- [Task directions]: Write out the opening lines of the data word for word, up to and including the line with "80, interval: 20", and leave every picture and every later line out.

====

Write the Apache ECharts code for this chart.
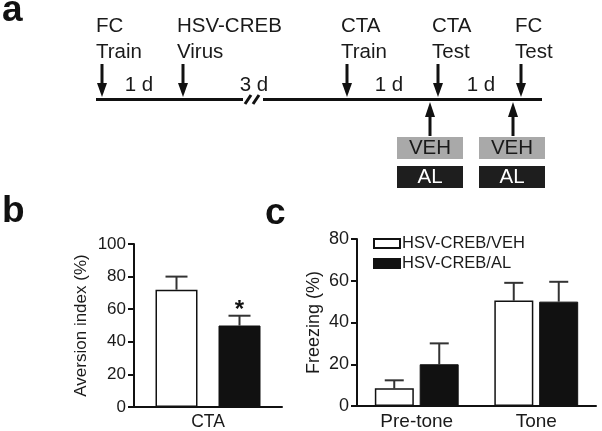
<!DOCTYPE html>
<html>
<head>
<meta charset="utf-8">
<script src="https://cdn.jsdelivr.net/npm/echarts@6/dist/echarts.min.js"></script>
<style>
html,body{margin:0;padding:0;background:#fff;}
#chart{width:602px;height:431px;}
</style>
</head>
<body>
<div id="chart"></div>
<script>
// ---------- data ----------
const timelineEvents = ['FC\nTrain', 'HSV-CREB\nVirus', 'CTA\nTrain', 'CTA\nTest', 'FC\nTest'];
const timelineIntervals = ['1 d', '3 d', '1 d', '1 d'];
const treatments = ['VEH', 'AL'];
const seriesNames = ['HSV-CREB/VEH', 'HSV-CREB/AL'];

const ctaCategories = ['CTA'];
const ctaVeh = [72];
const ctaVehErr = [8];
const ctaAl = [50];
const ctaAlErr = [6];
const ctaAlSig = ['*'];

const fcCategories = ['Pre-tone', 'Tone'];
const fcVeh = [8.5, 50.5];
const fcVehErr = [3.8, 8.5];
const fcAl = [20, 50];
const fcAlErr = [10, 9.5];

const ctaAxis = { min: 0, max: 100, interval: 20 };
const fcAxis = { min: 0, max: 80, interval: 20 };

// ---------- style / layout ----------
const FONT = '"Liberation Sans", Arial, Helvetica, sans-serif';
const INK = '#111';
const TXT = '#1a1a1a';
const TL_FONT = '20.5px ' + FONT;

const chart = echarts.init(document.getElementById('chart'), null, { renderer: 'canvas' });

function errRender(offset, capHalf, sig) {
  return function (params, api) {
    const c = api.value(0), v = api.value(1), e = api.value(2);
    const base = api.coord([c, v]);
    const top = api.coord([c, v + e]);
    const cx = base[0] + offset;
    const children = [
      { type: 'line', shape: { x1: cx, y1: base[1], x2: cx, y2: top[1] }, style: { stroke: '#333', lineWidth: 2 } },
      { type: 'line', shape: { x1: cx - capHalf, y1: top[1], x2: cx + capHalf, y2: top[1] }, style: { stroke: '#333', lineWidth: 2 } }
    ];
    if (sig && sig[params.dataIndex]) {
      children.push({ type: 'text', style: { text: sig[params.dataIndex], x: cx, y: top[1] - 5, align: 'center', verticalAlign: 'middle', font: 'bold 24px ' + FONT, fill: INK } });
    }
    return { type: 'group', children: children };
  };
}

// ---------- panel a (schematic) ----------
const g = [];
const lineY = 99.5;
const eventX = [102, 183, 347, 438, 521];
const intervalX = [139, 254, 389, 481];
const upX = [430, 513];
const boxX = [397, 479];

g.push({ type: 'text', style: { text: 'a', x: 2, y: 11, verticalAlign: 'middle', font: 'bold 37px ' + FONT, fill: INK } });
g.push({ type: 'text', style: { text: 'b', x: 2, y: 212, verticalAlign: 'middle', font: 'bold 37px ' + FONT, fill: INK } });
g.push({ type: 'text', style: { text: 'c', x: 265, y: 214, verticalAlign: 'middle', font: 'bold 37px ' + FONT, fill: INK } });

timelineIntervals.forEach(function (t, i) {
  g.push({ type: 'text', z: 1, style: { text: t, x: intervalX[i], y: 85, align: 'center', verticalAlign: 'middle', font: TL_FONT, fill: TXT } });
});
g.push({ type: 'line', z: 2, shape: { x1: 96, y1: lineY, x2: 243, y2: lineY }, style: { stroke: INK, lineWidth: 3 } });
g.push({ type: 'line', z: 2, shape: { x1: 263, y1: lineY, x2: 542, y2: lineY }, style: { stroke: INK, lineWidth: 3 } });
g.push({ type: 'rect', z: 2, shape: { x: 243, y: 92, width: 20, height: 13 }, style: { fill: '#fff' } });
g.push({ type: 'line', z: 3, shape: { x1: 245, y1: 104, x2: 251, y2: 95 }, style: { stroke: INK, lineWidth: 3 } });
g.push({ type: 'line', z: 3, shape: { x1: 253, y1: 104, x2: 259, y2: 95 }, style: { stroke: INK, lineWidth: 3 } });

timelineEvents.forEach(function (t, i) {
  const x = eventX[i];
  const parts = t.split('\n');
  g.push({ type: 'text', style: { text: parts[0], x: x - 6, y: 26.5, verticalAlign: 'middle', font: TL_FONT, fill: TXT } });
  g.push({ type: 'text', style: { text: parts[1], x: x - 6, y: 52, verticalAlign: 'middle', font: TL_FONT, fill: TXT } });
  g.push({ type: 'rect', shape: { x: x - 1.5, y: 64, width: 3, height: 20 }, style: { fill: INK } });
  g.push({ type: 'polygon', shape: { points: [[x - 5, 83], [x + 5, 83], [x, 97]] }, style: { fill: INK } });
});
upX.forEach(function (x) {
  g.push({ type: 'polygon', shape: { points: [[x, 102], [x - 5, 117], [x + 5, 117]] }, style: { fill: INK } });
  g.push({ type: 'rect', shape: { x: x - 1.5, y: 116, width: 3, height: 20 }, style: { fill: INK } });
});
boxX.forEach(function (x) {
  g.push({ type: 'rect', shape: { x: x, y: 137, width: 66, height: 22 }, style: { fill: '#a9a9a9' } });
  g.push({ type: 'text', style: { text: treatments[0], x: x + 33, y: 148.5, align: 'center', verticalAlign: 'middle', font: TL_FONT, fill: TXT } });
  g.push({ type: 'rect', shape: { x: x, y: 166, width: 66, height: 22 }, style: { fill: '#1e1e1e' } });
  g.push({ type: 'text', style: { text: treatments[1], x: x + 33, y: 177.5, align: 'center', verticalAlign: 'middle', font: TL_FONT, fill: '#fff' } });
});

// ---------- axes helpers ----------
function yAx(gi, range, name, nameGap, nameSize, labelSize) {
  return {
    type: 'value', gridIndex: gi, min: range.min, max: range.max, interval: range.interval,
    name: name, nameLocation: 'middle', nameGap: nameGap,
    nameTextStyle: { fontFamily: FONT, fontSize: nameSize, color: TXT },
    axisLine: { show: true, lineStyle: { color: INK, width: 2 } },
    axisTick: { show: true, length: 6, lineStyle: { color: INK, width: 2 } },
    axisLabel: { fontFamily: FONT, fontSize: labelSize, color: TXT, margin: 8 },
    splitLine: { show: false }
  };
}
function xAx(gi, cats, labelSize) {
  return {
    type: 'category', gridIndex: gi, data: cats,
    axisLine: { lineStyle: { color: INK, width: 2 } },
    axisTick: { show: false },
    axisLabel: { fontFamily: FONT, fontSize: labelSize, color: TXT, margin: 6 }
  };
}

const vehStyle = { color: '#fff', borderColor: INK, borderWidth: 1.5 };
const alStyle = { color: INK, borderColor: INK, borderWidth: 1 };

chart.setOption({
  animation: false,
  backgroundColor: '#fff',
  graphic: { elements: g },
  legend: {
    data: seriesNames, orient: 'vertical', left: 373, top: 234, padding: 0,
    icon: 'rect', itemWidth: 26, itemHeight: 9, itemGap: 1,
    textStyle: { fontFamily: FONT, fontSize: 16.5, color: TXT, lineHeight: 19, padding: [0, 0, 0, -3] },
    selectedMode: false
  },
  grid: [
    { left: 134, top: 244, width: 148, height: 165 },
    { left: 357, top: 239, width: 239, height: 169 }
  ],
  xAxis: [xAx(0, ctaCategories, 17.5), xAx(1, fcCategories, 19)],
  yAxis: [
    yAx(0, ctaAxis, 'Aversion index (%)', 44, 17, 17),
    yAx(1, fcAxis, 'Freezing (%)', 34, 18, 18)
  ],
  series: [
    { name: seriesNames[0], type: 'bar', xAxisIndex: 0, yAxisIndex: 0, data: ctaVeh, barWidth: 42, barGap: '50%', itemStyle: vehStyle },
    { name: seriesNames[1], type: 'bar', xAxisIndex: 0, yAxisIndex: 0, data: ctaAl, barWidth: 42, barGap: '50%', itemStyle: alStyle },
    { type: 'custom', xAxisIndex: 0, yAxisIndex: 0, renderItem: errRender(-31.5, 11), data: ctaVeh.map(function (v, i) { return [i, v, ctaVehErr[i]]; }) },
    { type: 'custom', xAxisIndex: 0, yAxisIndex: 0, renderItem: errRender(31.5, 11, ctaAlSig), data: ctaAl.map(function (v, i) { return [i, v, ctaAlErr[i]]; }) },
    { name: seriesNames[0], type: 'bar', xAxisIndex: 1, yAxisIndex: 1, data: fcVeh, barWidth: 39, barGap: '15%', itemStyle: vehStyle },
    { name: seriesNames[1], type: 'bar', xAxisIndex: 1, yAxisIndex: 1, data: fcAl, barWidth: 39, barGap: '15%', itemStyle: alStyle },
    { type: 'custom', xAxisIndex: 1, yAxisIndex: 1, renderItem: errRender(-22.5, 9.5), data: fcVeh.map(function (v, i) { return [i, v, fcVehErr[i]]; }) },
    { type: 'custom', xAxisIndex: 1, yAxisIndex: 1, renderItem: errRender(22.5, 9.5), data: fcAl.map(function (v, i) { return [i, v, fcAlErr[i]]; }) }
  ]
});
</script>
</body>
</html>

====

- [Complete output]:
Write the Apache ECharts code for this chart.
<!DOCTYPE html>
<html>
<head>
<meta charset="utf-8">
<script src="https://cdn.jsdelivr.net/npm/echarts@6/dist/echarts.min.js"></script>
<style>
html,body{margin:0;padding:0;background:#fff;}
#chart{width:602px;height:431px;}
</style>
</head>
<body>
<div id="chart"></div>
<script>
// ---------- data ----------
const timelineEvents = ['FC\nTrain', 'HSV-CREB\nVirus', 'CTA\nTrain', 'CTA\nTest', 'FC\nTest'];
const timelineIntervals = ['1 d', '3 d', '1 d', '1 d'];
const treatments = ['VEH', 'AL'];
const seriesNames = ['HSV-CREB/VEH', 'HSV-CREB/AL'];

const ctaCategories = ['CTA'];
const ctaVeh = [72];
const ctaVehErr = [8];
const ctaAl = [50];
const ctaAlErr = [6];
const ctaAlSig = ['*'];

const fcCategories = ['Pre-tone', 'Tone'];
const fcVeh = [8.5, 50.5];
const fcVehErr = [3.8, 8.5];
const fcAl = [20, 50];
const fcAlErr = [10, 9.5];

const ctaAxis = { min: 0, max: 100, interval: 20 };
const fcAxis = { min: 0, max: 80, interval: 20 };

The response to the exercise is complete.